182cm 90kg。入部しようとした際も何度も選手をやらないかと言われ、今でも同期や先輩にはOLへのコンバートを煽られます。初対面の人に「アメフト部です」というと「道理でその体」「ポジションは?」と何度も聞かれました。面倒になって選手の“てい”で話を進めたことも何度かあります。(ごめんなさい)自分はアメフトをしたことがないにもかかわらず、選手に「こうしろ」「ああしろ」と口うるさく言い、嫌がられてきた自負はあります。
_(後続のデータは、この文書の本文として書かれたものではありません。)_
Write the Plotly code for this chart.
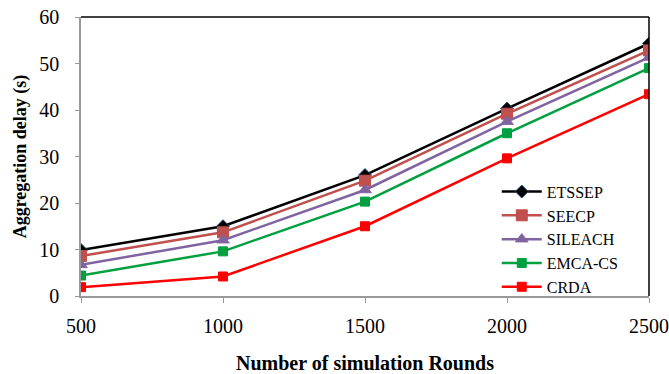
import plotly.graph_objects as go

rounds = [500, 1000, 1500, 2000, 2500]
etssep = [9.9, 15.0, 26.0, 40.3, 54.3]
seecp = [8.6, 13.7, 24.8, 39.2, 52.8]
sileach = [6.7, 12.0, 22.8, 37.5, 51.3]
emca_cs = [4.4, 9.6, 20.3, 35.0, 49.0]
crda = [1.9, 4.2, 15.0, 29.6, 43.4]

series = [
    ("ETSSEP", etssep, "#000000", "diamond", 10),
    ("SEECP", seecp, "#C0504D", "square", 11),
    ("SILEACH", sileach, "#8064A2", "triangle-up", 11),
    ("EMCA-CS", emca_cs, "#00A040", "square", 9),
    ("CRDA", crda, "#FF0000", "square", 9),
]

fig = go.Figure()
for name, vals, color, sym, size in series:
    fig.add_trace(go.Scatter(
        x=rounds, y=vals, name=name, mode="lines+markers",
        line=dict(color=color, width=2.5),
        marker=dict(symbol=sym, size=size, color=color,
                    line=dict(color=("#1F4E79" if name == "ETSSEP" else color), width=1)),
    ))

ff = "Liberation Serif"
fig.update_layout(
    width=669, height=374,
    margin=dict(l=81, r=20, t=17, b=78),
    paper_bgcolor="white", plot_bgcolor="white",
    font=dict(family=ff, size=20, color="black"),
    showlegend=True,
    legend=dict(x=0.732, y=0.435, xanchor="left", yanchor="top",
                font=dict(family=ff, size=16, color="black"),
                bgcolor="rgba(255,255,255,0)", tracegroupgap=0, itemwidth=40),
    xaxis=dict(range=[500, 2500], tickvals=rounds, showgrid=False, zeroline=False,
               showline=True, linecolor="#999999", linewidth=1.5,
               ticks="outside", tickcolor="#999999", ticklen=5,
               ticklabelstandoff=6, automargin=False,
               tickfont=dict(family=ff, size=20),
               title=dict(text="<b>Number of simulation Rounds</b>", standoff=20,
                          font=dict(family=ff, size=20))),
    yaxis=dict(range=[0, 60], dtick=10, showgrid=False, zeroline=False,
               showline=True, linecolor="#999999", linewidth=1.5,
               ticks="outside", tickcolor="#999999", ticklen=4,
               ticklabelstandoff=12, automargin=False,
               tickfont=dict(family=ff, size=20),
               title=dict(text="<b>Aggregation delay (s)</b>", standoff=8,
                          font=dict(family=ff, size=18))),
    shapes=[
        dict(type="line", xref="paper", yref="paper", x0=0, x1=1, y0=1, y1=1,
             line=dict(color="black", width=1.5)),
        dict(type="line", xref="paper", yref="paper", x0=1, x1=1, y0=0, y1=1,
             line=dict(color="black", width=1.5)),
    ],
)

fig.write_html("out.html")
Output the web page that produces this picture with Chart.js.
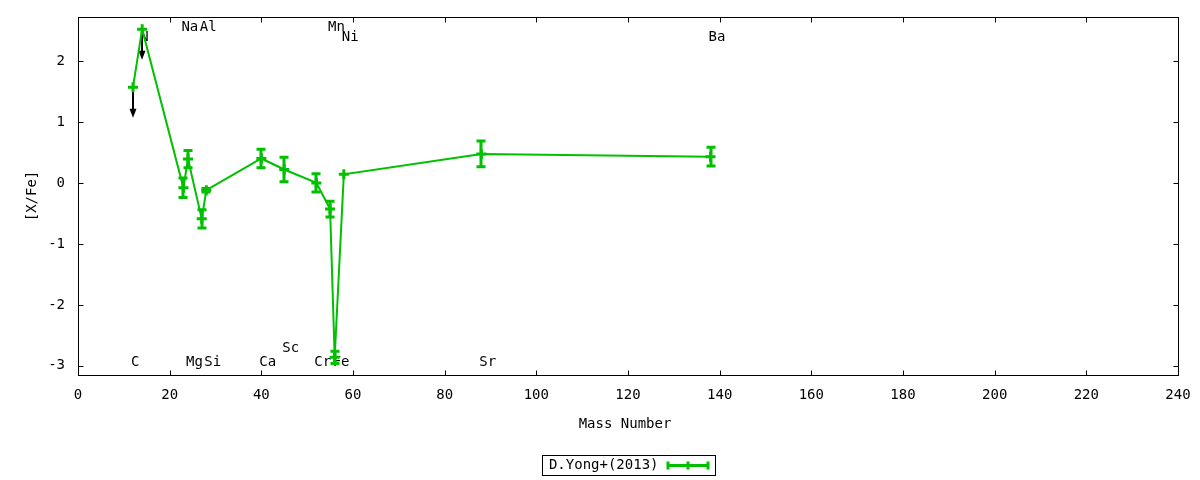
<!DOCTYPE html>
<html><head><meta charset="utf-8">
<script src="https://cdn.jsdelivr.net/npm/chart.js@4"></script>
<style>html,body{margin:0;padding:0;background:#fff}#wrap{width:1200px;height:480px}</style>
</head><body><div id="wrap"><canvas id="c" width="1200" height="480"></canvas></div>
<script>
// ---- data ----
const elements   = ['C','N','Na','Mg','Al','Si','Ca','Sc','Cr','Mn','Fe','Ni','Sr','Ba'];
const massNumber = [12, 14, 23, 24, 27, 28, 40, 45, 52, 55, 56, 58, 88, 138];
const xFe        = [1.57, 2.52, -0.08, 0.39, -0.59, -0.12, 0.40, 0.22, 0.00, -0.43, -2.86, 0.14, 0.475, 0.43];
const xFeErr     = [0, 0, 0.16, 0.14, 0.15, 0.03, 0.15, 0.20, 0.15, 0.13, 0.10, 0, 0.21, 0.155];
const upperLimit = [true, true, false, false, false, false, false, false, false, false, false, false, false, false];
const arrowLength = 0.5;
const labelY     = [-2.95, 2.39, 2.55, -2.95, 2.55, -2.95, -2.95, -2.72, -2.95, 2.55, -2.95, 2.39, -2.95, 2.39];
const xTicks = [0,20,40,60,80,100,120,140,160,180,200,220,240];
const yTicks = [-3,-2,-1,0,1,2];
const seriesLabel = 'D.Yong+(2013)';
const xTitle = 'Mass Number';
const yTitle = '[X/Fe]';

// ---- style ----
const GREEN = 'rgb(0,192,0)';
const FONT = '14px "DejaVu Sans Mono"';
const points = massNumber.map((m,i)=>({x:m, y:xFe[i]}));

const gp = {
  id:'gp',
  beforeDatasetsDraw(chart){
    const {ctx, scales:{x,y}} = chart;
    ctx.save();
    // element labels (behind the data, as in the original)
    ctx.fillStyle='#000'; ctx.font=FONT; ctx.textAlign='left'; ctx.textBaseline='middle';
    elements.forEach((e,i)=>{
      ctx.fillText(e, x.getPixelForValue(massNumber[i])-2, y.getPixelForValue(labelY[i]));
    });
    // upper-limit arrows
    ctx.strokeStyle='#000'; ctx.fillStyle='#000'; ctx.lineWidth=2;
    massNumber.forEach((m,i)=>{
      if(!upperLimit[i]) return;
      const px=Math.round(x.getPixelForValue(m)), y0=y.getPixelForValue(xFe[i]), y1=y.getPixelForValue(xFe[i]-arrowLength);
      ctx.beginPath(); ctx.moveTo(px,y0); ctx.lineTo(px,y1-6); ctx.stroke();
      ctx.beginPath(); ctx.moveTo(px-3.5,y1-9); ctx.lineTo(px+3.5,y1-9); ctx.lineTo(px,y1); ctx.closePath(); ctx.fill();
    });
    ctx.restore();
  },
  afterDatasetsDraw(chart){
    const {ctx, scales:{x,y}} = chart;
    ctx.save();
    ctx.strokeStyle=GREEN; ctx.lineWidth=3;
    massNumber.forEach((m,i)=>{
      if(!xFeErr[i]) return;
      const px=Math.round(x.getPixelForValue(m));
      const yt=y.getPixelForValue(xFe[i]+xFeErr[i]), yb=y.getPixelForValue(xFe[i]-xFeErr[i]);
      ctx.beginPath();
      ctx.moveTo(px,yt); ctx.lineTo(px,yb);
      ctx.moveTo(px-4.5,yt); ctx.lineTo(px+4.5,yt);
      ctx.moveTo(px-4.5,yb); ctx.lineTo(px+4.5,yb);
      ctx.stroke();
    });
    ctx.restore();
  },
  afterDraw(chart){
    const {ctx, chartArea:a, scales:{x,y}} = chart;
    ctx.save();
    // border
    ctx.strokeStyle='#000'; ctx.lineWidth=1;
    ctx.strokeRect(a.left+0.5, a.top+0.5, a.right-a.left, a.bottom-a.top);
    // inward ticks, mirrored
    const tl=5;
    ctx.beginPath();
    x.ticks.forEach(t=>{
      const px=Math.round(x.getPixelForValue(t.value))+0.5;
      ctx.moveTo(px,a.bottom+0.5); ctx.lineTo(px,a.bottom+0.5-tl);
      ctx.moveTo(px,a.top+0.5); ctx.lineTo(px,a.top+0.5+tl);
    });
    y.ticks.forEach(t=>{
      const py=Math.round(y.getPixelForValue(t.value))+0.5;
      ctx.moveTo(a.left+0.5,py); ctx.lineTo(a.left+0.5+tl,py);
      ctx.moveTo(a.right+0.5,py); ctx.lineTo(a.right+0.5-tl,py);
    });
    ctx.stroke();
    // axis titles
    ctx.fillStyle='#000'; ctx.font=FONT; ctx.textBaseline='middle';
    const cx=(a.left+a.right)/2, cy=(a.top+a.bottom)/2;
    ctx.textAlign='center';
    ctx.fillText(xTitle, cx-3, a.bottom+49);
    ctx.save(); ctx.translate(32, cy); ctx.rotate(-Math.PI/2); ctx.fillText(yTitle,0,0); ctx.restore();
    // legend
    const bw=173, bh=20, bl=Math.round(cx-bw/2)+0.5, bt=a.bottom+80.5;
    ctx.strokeRect(bl, bt, bw, bh);
    const ly=bt+bh/2;
    ctx.textAlign='right';
    ctx.fillText(seriesLabel, bl+bw-57, ly);
    ctx.strokeStyle=GREEN; ctx.lineWidth=3;
    const s0=bl+bw-49, s1=bl+bw-6, sm=(s0+s1)/2;
    ctx.beginPath();
    ctx.moveTo(s0,ly); ctx.lineTo(s1,ly);
    ctx.moveTo(s0+1.5,ly-4); ctx.lineTo(s0+1.5,ly+4);
    ctx.moveTo(s1-1.5,ly-4); ctx.lineTo(s1-1.5,ly+4);
    ctx.moveTo(sm,ly-4); ctx.lineTo(sm,ly+4);
    ctx.stroke();
    ctx.restore();
  }
};

new Chart(document.getElementById('c'), {
  type:'line',
  data:{ datasets:[{
    label: seriesLabel,
    data: points,
    borderColor: GREEN, backgroundColor: GREEN,
    borderWidth: 2, tension: 0, fill: false,
    pointStyle: 'cross', pointRadius: 5, pointBorderWidth: 3,
    pointBorderColor: GREEN, pointHoverRadius: 5
  }]},
  options:{
    responsive:false, animation:false, devicePixelRatio:1,
    layout:{ padding:{ left:0, top:17, right:22, bottom:0 } },
    plugins:{ legend:{display:false}, tooltip:{enabled:false} },
    events:[],
    scales:{
      x:{ type:'linear', min:0, max:240,
        afterBuildTicks:s=>{ s.ticks = xTicks.map(v=>({value:v})); },
        afterFit:s=>{ s.height = 105; s.paddingLeft = 0; s.paddingRight = 0; },
        grid:{display:false, drawTicks:false}, border:{display:false},
        ticks:{ font:{family:'DejaVu Sans Mono', size:14}, color:'#000', padding:12, autoSkip:false, maxRotation:0 } },
      y:{ type:'linear', min:-3.15, max:2.72,
        afterBuildTicks:s=>{ s.ticks = yTicks.map(v=>({value:v})); },
        afterFit:s=>{ s.width = 78; s.paddingTop = 0; s.paddingBottom = 0; },
        grid:{display:false, drawTicks:false}, border:{display:false},
        ticks:{ font:{family:'DejaVu Sans Mono', size:14}, color:'#000', padding:13 } }
    }
  },
  plugins:[gp]
});
</script></body></html>
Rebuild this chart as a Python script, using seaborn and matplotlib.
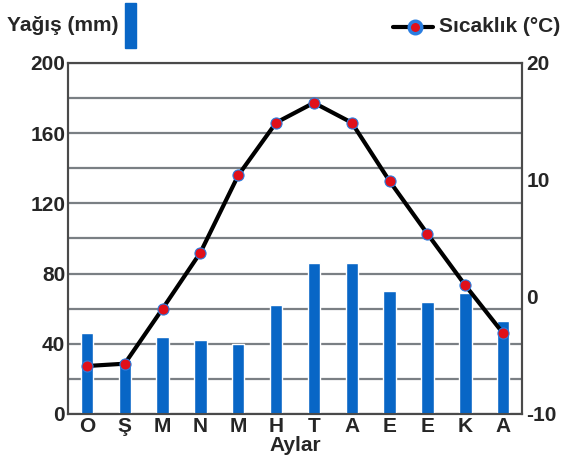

自分が選手ならやりたくないこと、面倒なことも、嫌われる覚悟で選手に言ってきました。チームが、選手が強くなるため、自分ができる最大限のことを尽くそうとしてきました。
部活を辞めようと思ったことは何度もあります。もはや辞めたいと思っていなかった時の方が少ないかもしれません。しかし、「辞めたい」「逃げたい」と思った時、踏みとどまれたのは、同期と満足のいく結果を残し、笑顔で4年間を終える姿をイメージしてきたからです。自分の在籍したそれまでの3年間は、先輩方が素晴らしい成績を残されてきたものの、最後にあと一歩が及ばず涙を飲む姿を見てきました。自分たちの代ではTOP8に行く、もしくはTOP8で良い成績を残して引退する、それが自分の原動力でした。このような世間の情勢の中、どこか予想はしていたものの、実際に「昇格無し」という現実を突きつけられると、言いようのない気持ちになると共に、試合で負けたわけでもないのに自然と涙が流れました。

182cm 90kg。私のポジションはトレーナーです。チームとしては初の、4年間選手ではなく男性のトレーナーとして活動した日々にも終わりが見えてきました。”182cm 90kgの選手1人分”のチームへの貢献はできているか、当初思い描いていたような、怪我で苦しむ選手に寄り添えるトレーナーになれているか、男性トレーナーとして何かチームに良い影響を与えられたか、分かりません。しかし昇降格もない今年度、自分たちがこのチームに残せるものは目の前にある一つひとつの練習、Play、試合、仕事に『熱く』取り組み、最後まで『戦い』『やりきる』姿です。最後の1秒までその姿を見せることができた時、自分にも存在意義が生まれるのかもしれません。

このような状況でも支援してくださる後援会、OB・OGの皆様、また秋リーグ戦の開催に当たり、尽力してくださった全ての方々に心から感謝いたします。試合を行えることに感謝し、一戦一戦戦っていきたいと思います。今年度はスタンドから一緒に戦うことはできませんが、本リーグ戦も、そして今後もMASTIFFSを応援していただけますと幸いです。